Rajnikant stepped out of the car, walked towards a “box shop”, bought a packet of 555, leaned against a lamppost and lit a cigarette.

Within seconds, people were making a “beeline” for the screen star who seemed to have appeared from nowhere.

Dr Radhakrishnan Road soon became an “umbrella of human heads”.

Aware that Jayalalithaa’s motorcade was minutes away, the police officer in charge of the area’s traffic rushed towards Rajnikant and requested him to move away.

“Sir,” the actor replied, “I’m waiting for her to pass.

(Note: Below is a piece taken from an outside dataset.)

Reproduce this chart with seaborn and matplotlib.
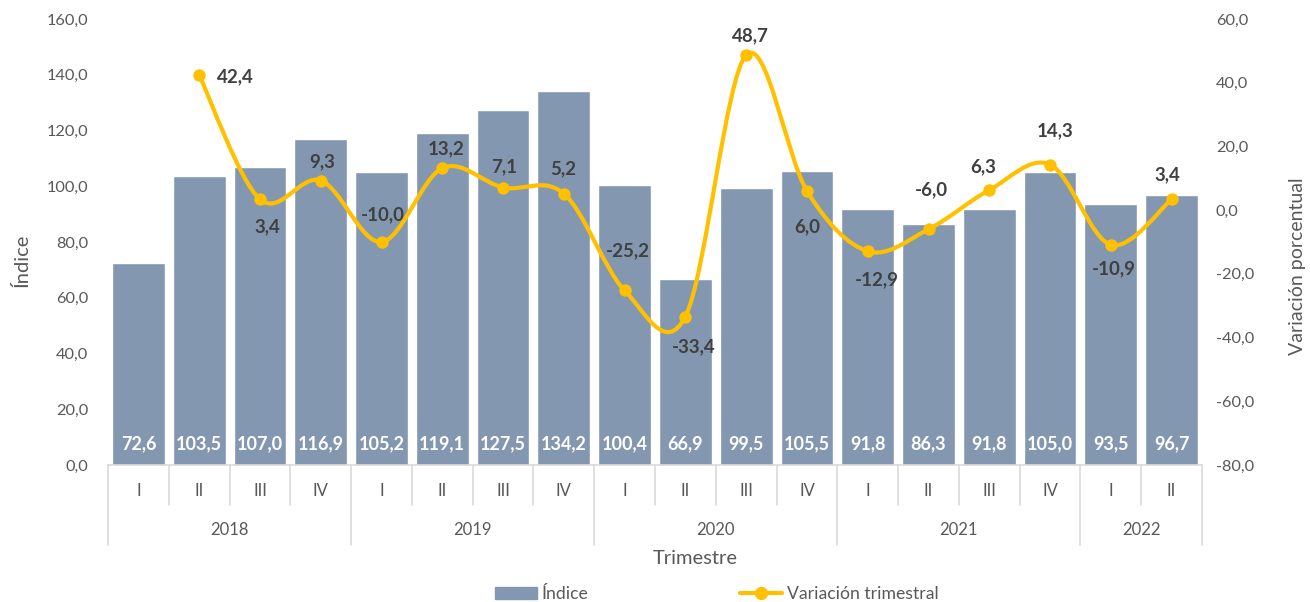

I don’t mind waiting.”

That incident was one of the “many reasons” Rajnikant openly voiced support for the alliance between the Tamil Maanila Congress, the breakaway group Moopanar formed just before the 1996 Lok Sabha and Assembly elections, and the DMK, says the book.

A clinching one-liner followed soon. “Even God cannot save Tamil Nadu if Jayalalithaa is voted back to power,” Rajnikant said during a campaign speech telecast round the clock.

The biography also says Jayalalithaa was “surprised” that Rajnikant had political aspirations.

Soon after the actor and his wife Latha had called on the new chief minister in 1991, “an intelligence guy bowing low” had whispered to Jayalalithaa to “beware of this man”. “He plans to divide the Congress party and become the chief minister one day,” Sreekanth recalls.

“Is that so? Does not look the kind to me,” Jayalalithaa is supposed to have replied.